Summerhays needs a strong performance, at this stage. As he stood on the Oakridge driving range, he could picture himself holding the Billy Casper Cup on Sunday, creating all kinds of career possibilities.
That would be a remarkable turnaround in a season when the former Davis High School and BYU golfer has made only three 36-hole cuts in 15 starts, earning less than $10,000 and ranking 162nd. He’ll have to do something extraordinary in the next two months just to make the top 75 and play in the Korn Ferry Tour Finals. If not, he’ll go to the qualifying tournament, in hopes of returning to this level. And if he fails there … OK, that’s getting ahead of the story.
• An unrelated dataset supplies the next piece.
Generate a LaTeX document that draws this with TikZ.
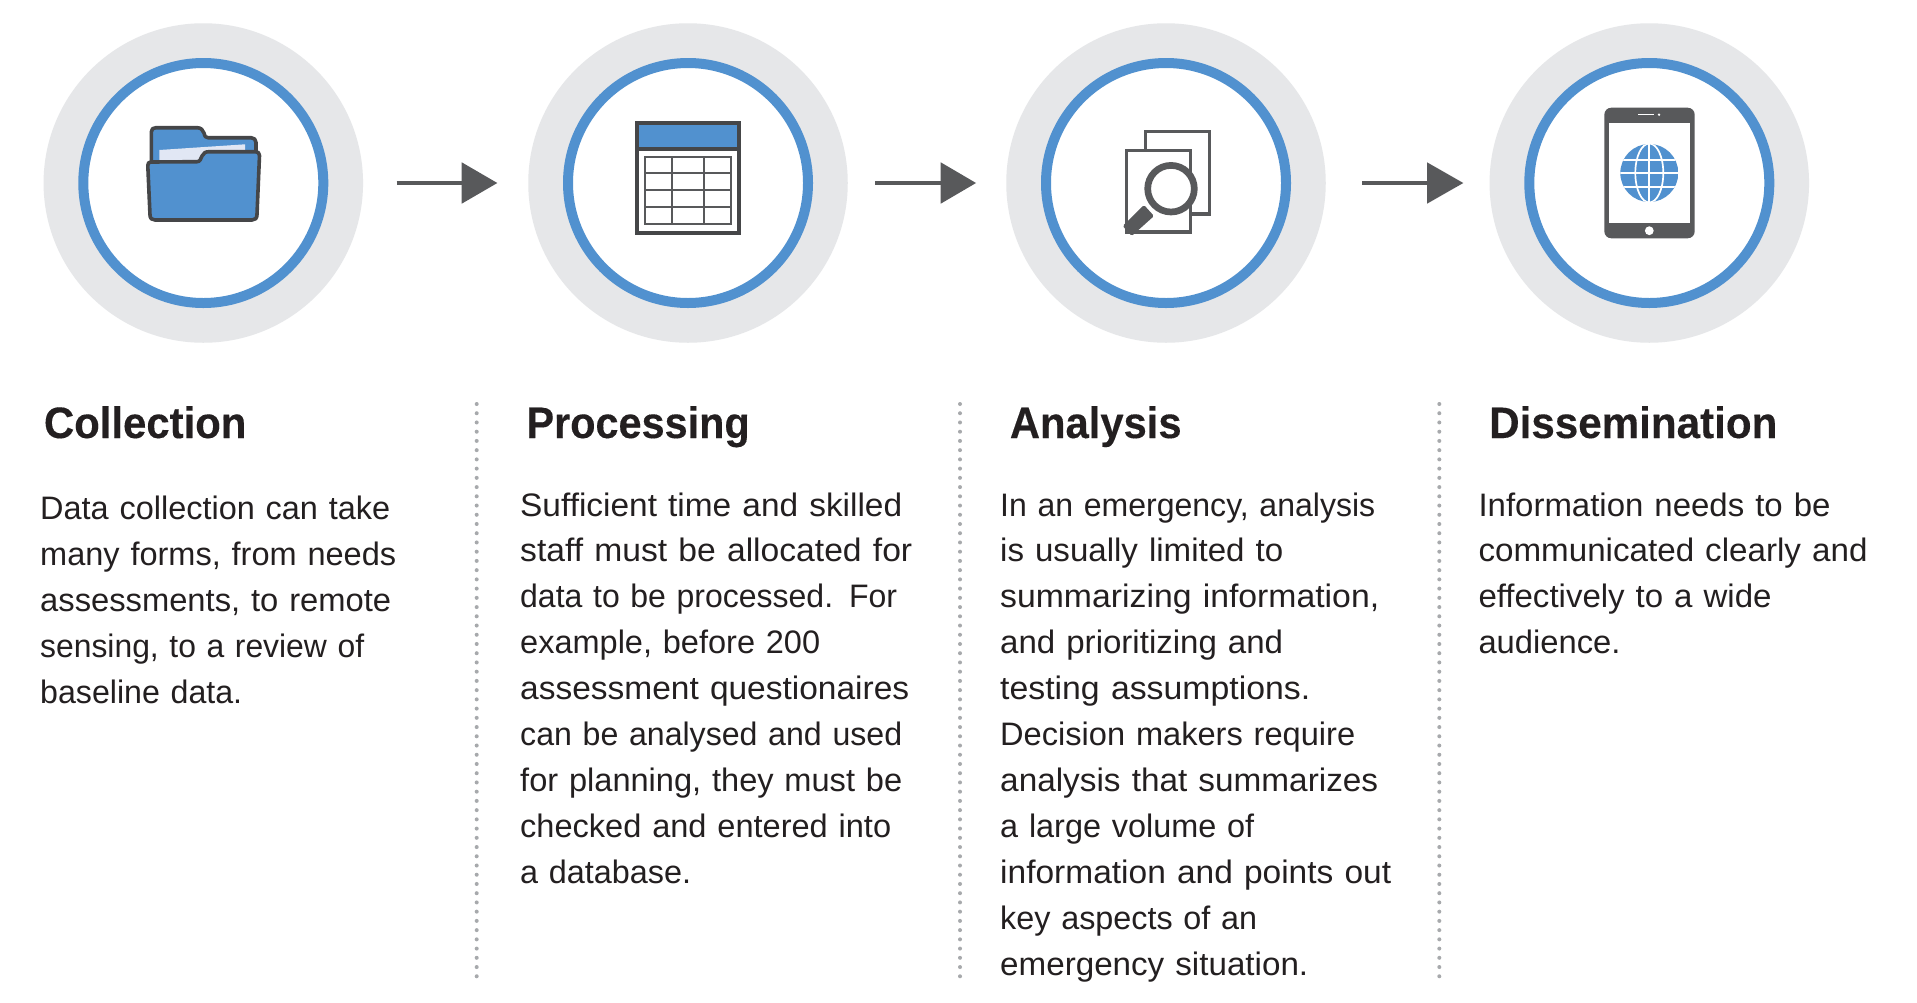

Yet that's the reality of pro golf. PGA Tour winners get the equivalent of multiyear contracts. Everyone else is playing from season to season, as Summerhays succeeded in doing for eight years as a PGA Tour member, until his game unraveled in 2017-18. And now, at age 35, any number of avenues are in play for Summerhays.
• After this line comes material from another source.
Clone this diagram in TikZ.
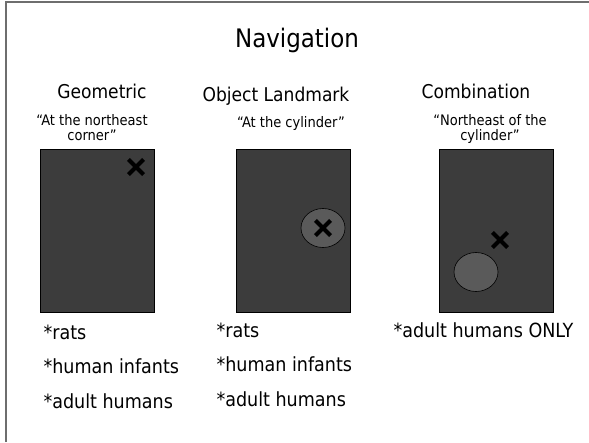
\documentclass[tikz,border=0pt]{standalone}
\usepackage{fontspec}
\setmainfont{DejaVu Sans Condensed}
\usetikzlibrary{positioning}
\usetikzlibrary{shapes.geometric,shapes.misc}
\definecolor{arenagray}{HTML}{3C3C3C}
\definecolor{cylgray}{HTML}{5A5A5A}
\definecolor{framegray}{HTML}{6E6E6E}

\begin{document}
\begin{tikzpicture}[x=1pt,y=-1pt,
  arena/.style = {draw=black, fill=arenagray, line width=0.8pt, minimum width=114pt, minimum height=163pt, inner sep=0pt},
  cyl/.style = {draw=black, fill=cylgray, ellipse, line width=0.6pt, minimum width=44pt, minimum height=39pt, inner sep=0pt},
  goal/.style = {cross out, draw=black, line width=4.2pt, minimum size=11pt, inner sep=0pt},
  head/.style = {anchor=base, font=\fontsize{19}{22}\selectfont},
  quote/.style = {anchor=base, align=center, font=\fontsize{14.5}{15}\selectfont},
  who/.style = {anchor=base west, font=\fontsize{19.5}{22}\selectfont}]
	\useasboundingbox (0,0) rectangle (589,442);
	\draw[framegray, line width=1.6pt] (6,442) -- (6,2) -- (589,2);
	\node[anchor=base, font=\fontsize{25.5}{29}\selectfont] (title) at (297,47) {Navigation};
	% geometric
	\node[head] (geo) at (102,98) {Geometric};
	\node[quote] (geoq) at (92,140) {``At the northeast\\corner''};
	\node[arena] (geobox) at (97,230.5) {};
	\node[goal] (geox) at (136,167) {};
	\node[who] (geo1) at (40,339) {*rats};
	\node[who] (geo2) at (40,373) {*human infants};
	\node[who] (geo3) at (40,408) {*adult humans};
	% object landmark
	\node[head] (obj) at (276,101) {Object Landmark};
	\node[quote] (objq) at (291,127) {``At the cylinder''};
	\node[arena] (objbox) at (293.5,230.5) {};
	\node[cyl] (objcyl) at (323,228) {};
	\node[goal] (objx) at (objcyl.center) {};
	\node[who] (obj1) at (213,337) {*rats};
	\node[who] (obj2) at (213,371) {*human infants};
	\node[who] (obj3) at (213,406) {*adult humans};
	% combination
	\node[head] (comb) at (476,98) {Combination};
	\node[quote] (combq) at (490,140) {``Northeast of the\\cylinder''};
	\node[arena] (combbox) at (496,230.5) {};
	\node[cyl] (combcyl) at (476,272) {};
	\node[goal] (combx) at (500,240) {};
	\node[who] (comb1) at (390,337) {*adult humans ONLY};
\end{tikzpicture}
\end{document}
“I'm prepared for whatever life throws at me,” he said. “Competitive golf is plan A through F; H, I, J, K is something within the golf industry, whether that's teaching [or] coaching.”
UTAHNS’ TEE TIMES
Utah Championship presented by Zions Bank
Thursday at Oakridge Country Club, Farmington
Zac Blair, 8:25 a.m. (No. 10).
Preston Summerhays*, 9:15 a.m. (No. 1).
Daniel Summerhays, 1:20 p.m. (No. 1).
Steele DeWald**, 2:30 p.m. (No. 10).
Golf Channel coverage: 4-7 p.m. daily.
So he’s not planning to ask the Korn Ferry executive search firm to help plot his next move, or put his BYU finance degree to everyday use. Earnings of nearly $10 million between the PGA Tour and the former Web.com Tour give him some security and options, as Summerhays and his wife, Emily, raise four children of ages 4 to 11 in nearby Fruit Heights.
"I don't know how much longer I'll play professional golf, I honestly don't," Summerhays said in 2017. "Because if my family needs me to be there, I will.”
That attitude remains intact, but he has overcome a phase where “I definitely got burned out there for a while with travel; hated leaving home,” he said this week. He wants to keep playing, at the highest level available to him.
“I am enjoying the game a lot,” Summerhays said. “If golf wasn't results-based, I would be on cloud nine. I feel like at any moment I can hit really, really good shots.”
He would love to produce a bunch of them this week, when it really counts.